What if the future of AI is not defined by bigger models alone, but by whether machines can truly know?
From Epistemic Logic to Machine Self-Awareness explores one of the most important frontiers in artificial intelligence: the shift from raw capability to epistemic intelligence.
As today's AI systems become more fluent, more powerful, and more humanlike in their outputs, a deeper question emerges beneath the surface: Do machines actually understand anything, or are they only predicting what comes next?

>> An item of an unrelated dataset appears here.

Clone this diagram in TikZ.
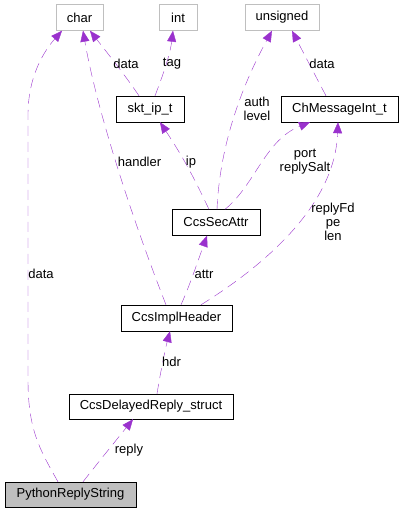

This book takes readers on a compelling intellectual journey through the logic of knowledge, belief, uncertainty, self-reflection, and artificial minds. Blending philosophy, computer science, cognitive science, and AGI theory, it examines what it would take for machines not only to generate answers, but to represent knowledge, revise beliefs, detect ignorance, reason about other minds, and reflect on themselves.
Inside, you'll explore:
the difference between knowledge and belief
why prediction is not the same as understanding
how epistemic logic became foundational to AI and computer science
why today's systems still struggle with hallucinations, overconfidence, and uncertainty
how reflective reasoning, self-modeling, and theory of mind may shape the next generation of intelligent machines
why alignment is ultimately a problem of knowledge, misunderstanding, and hidden assumptions
what AI reveals about human consciousness, self-deception, and the nature of intelligence itself
At once accessible and intellectually rich, From Epistemic Logic to Machine Self-Awareness is for readers interested in artificial intelligence, AGI, philosophy of mind, cognitive science, and the future of human-machine intelligence.
This is not just a book about what AI can do.
It is a book about what it means to know.